Democrats want Republicans to offer topline figures for both defense and nondefense domestic spending so that negotiations can start in earnest. Republicans want policy provisions they find objectionable, sometimes called “poison pills,” stripped from the bills and legacy riders that have traditionally been included in funding legislation restored before they will talk numbers.
Ultimately, the disagreement is over the appropriate level of nondefense discretionary spending. Republicans feel it must come down so that defense spending can go up, while Democrats in Congress are OK with increasing defense spending, but not at the expense of domestic programs.
During Wednesday’s hearing, every member of the Defense subcommittee acknowledged the harmful effects that a full-year continuing resolution would have on the Pentagon. There is strong consensus among defense appropriators that the Defense Department should be fully funded through new legislation.

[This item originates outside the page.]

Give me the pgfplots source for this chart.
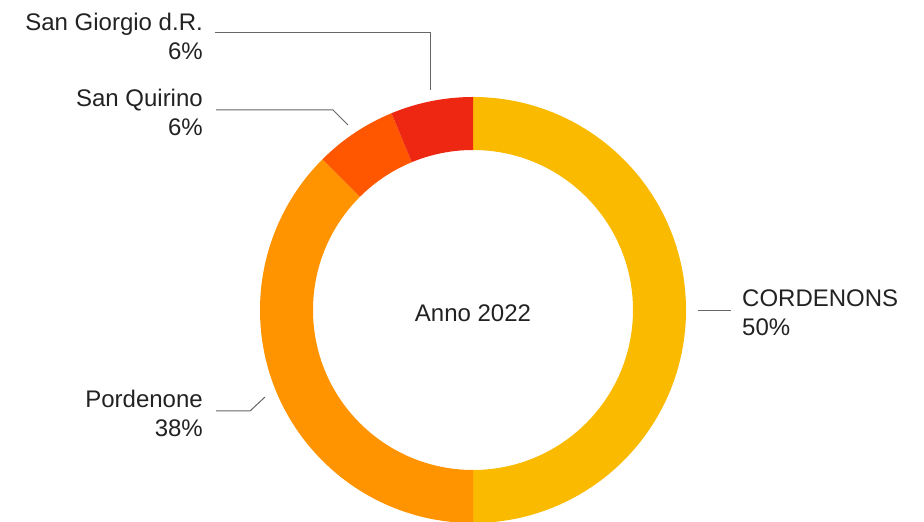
\documentclass[border=0pt]{standalone}
\usepackage{fontspec}
\setmainfont{Liberation Sans}
\usepackage{pgfplots}
\usepackage{pgfplotstable}
\pgfplotsset{compat=1.18}

\definecolor{cCord}{HTML}{F9BA00}
\definecolor{cPord}{HTML}{FF9400}
\definecolor{cSQ}{HTML}{FF5700}
\definecolor{cSG}{HTML}{EE2712}
\definecolor{leader}{HTML}{666666}
\definecolor{txt}{HTML}{222222}

% one row per slice, clockwise from the top
\pgfplotstableread{
label      value
CORDENONS  8
Pordenone  6
SanQuirino 1
SanGiorgio 1
}\donutdata

% ring slice between two angles, centre (473,212) in axis units
\newcommand\sector[3]{%
  \fill[#3] (axis cs:473,212) ++(#1:213pt)
    arc[start angle=#1, end angle=#2, radius=213pt]
    -- ++(#2:-53pt)
    arc[start angle=#2, end angle=#1, radius=160pt] -- cycle;}

\begin{document}
\begin{tikzpicture}[font=\fontsize{24}{29}\selectfont]
  \pgfplotstablegetelem{0}{value}\of\donutdata \let\vA\pgfplotsretval
  \pgfplotstablegetelem{1}{value}\of\donutdata \let\vB\pgfplotsretval
  \pgfplotstablegetelem{2}{value}\of\donutdata \let\vC\pgfplotsretval
  \pgfplotstablegetelem{3}{value}\of\donutdata \let\vD\pgfplotsretval
  \pgfmathsetmacro\tot{\vA+\vB+\vC+\vD}
  \pgfmathsetmacro\aA{90}
  \pgfmathsetmacro\aB{\aA-360*\vA/\tot}
  \pgfmathsetmacro\aC{\aB-360*\vB/\tot}
  \pgfmathsetmacro\aD{\aC-360*\vC/\tot}
  \pgfmathsetmacro\aE{\aD-360*\vD/\tot}
  \begin{axis}[
      hide axis,
      scale only axis,
      width=924pt, height=522pt,
      xmin=0, xmax=924,
      ymin=0, ymax=522,
      clip=true,
    ]
    \path (axis cs:0,0) rectangle (axis cs:924,522);

    \sector{\aA}{\aB}{cCord}
    \sector{\aB}{\aC}{cPord}
    \sector{\aC}{\aD}{cSQ}
    \sector{\aD}{\aE}{cSG}

    % leader lines
    \draw[leader, line width=1pt] (axis cs:215,489) -- (axis cs:430,489) -- (axis cs:430,432);
    \draw[leader, line width=1pt] (axis cs:216,412) -- (axis cs:333,412) -- (axis cs:348,397);
    \draw[leader, line width=1pt] (axis cs:216,111) -- (axis cs:250,111) -- (axis cs:265,125);
    \draw[leader, line width=1pt] (axis cs:698,211) -- (axis cs:731,211);

    % labels
    \node[txt, anchor=east, align=right, inner sep=0pt] at (axis cs:203,486) {San Giorgio d.R.\\6\%};
    \node[txt, anchor=east, align=right, inner sep=0pt] at (axis cs:203,410) {San Quirino\\6\%};
    \node[txt, anchor=east, align=right, inner sep=0pt] at (axis cs:203,108.5) {Pordenone\\38\%};
    \node[txt, anchor=west, align=left, inner sep=0pt] at (axis cs:742,209.5) {CORDENONS\\50\%};
    \node[txt, inner sep=0pt] at (axis cs:473,209) {Anno 2022};
  \end{axis}
  \pgfresetboundingbox
  \path (0,0) rectangle (924pt,522pt);
\end{tikzpicture}
\end{document}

Still, members sparred over who was to blame for the current stalemate.
Connecticut Democrat Rosa DeLauro, who chairs the full Appropriations Committee, said Republicans had not made a single counteroffer to Democrats’ proposal.
“An ultimatum is not negotiating,” she said. “There has not been a single piece of paper outlining what it is that our colleagues on the other side of the aisle would like. There has to be a discussion.”
Kay Granger of Texas, the top Republican on the full committee, disputed this categorization.
“Republicans will not allow the majority to ram through irresponsible spending and harmful policies in other parts of the government by using the Department of Defense as a political weapon,” she said. “We gave you an offer. Just because you didn’t like the offer doesn’t mean we didn’t give an offer, and we did.”
DeLauro and Betty McCollum, D-Minn., who chairs the Defense subcommittee, both disagreed with Granger’s assertion that a counteroffer had been made.
“There has not been an offer of money on the table,” McCollum said.
Tom Cole, R-Okla., said the dispute was beyond the purview of the Defense subcommittee, and he suggested that party leadership and even President Joe Biden should be involved in resolving the issue.
“We need some focus here, not on some of these other agendas which frankly are stalling out right now.”
While the Defense Department has never had to work under a full-year CR, McCord said, it has become accustomed to dealing with shorter CRs at the start of each fiscal year.
From 1991 to 2010, defense appropriations bills were enacted an average of 29 days into the new fiscal year, he said. Since the Budget Control Act was enacted in 2011 in an effort to curtail spending that average has ballooned to 118 days.
“We have turned a 12-month fiscal year into an eight-month fiscal year,” he said. “This should be unacceptable, not the new normal.”
The Pentagon has adapted, and officials know not to plan to start new programs (which is not allowed under a CR) during the first part of the fiscal year, he said.
If Congress doesn’t enact a new defense funding bill, some money will be frozen in accounts that make it unusable, McCord said. For example, in 2021, Congress appropriated $3 billion in support for the Afghan Security Forces Fund, but the Pentagon can’t spend money for that purpose in 2022 because the Afghan security forces no longer exist.
The service leaders worried that modernization of the nuclear triad — methods to launch a nuclear strike via land, sea and air — would be delayed by a year or more. This applies to the development of the LRSO (short for Long Range Stand Off weapon, an air-launched cruise missile), the GBSD (or Ground Based Strategic Deterrent, the replacement for aging Minuteman III missiles) and the B-21, a new stealth bomber, said Gen. C.Q. Brown, the Air Force’s chief of staff. The Next Generation Air Dominance program, which will produce a sixth-generation fighter to replace the fifth-generation F-35, could be delayed by two years, he said.
A continuing resolution would also disrupt the production schedule for Columbia-class submarines, the next generation of nuclear-armed submarines, said Adm. Michael Gilday, the chief of naval operations.
“That program has no margin as it replaces submarines that have been in the water for four decades,” he said.
All of the military leaders noted that China and Russia, the most capable potential adversaries, are not having to slow their efforts due to self-imposed obstacles.
“This train wreck in front of us is entirely preventable,” said Gen. David Berger, commandant of the Marine Corps.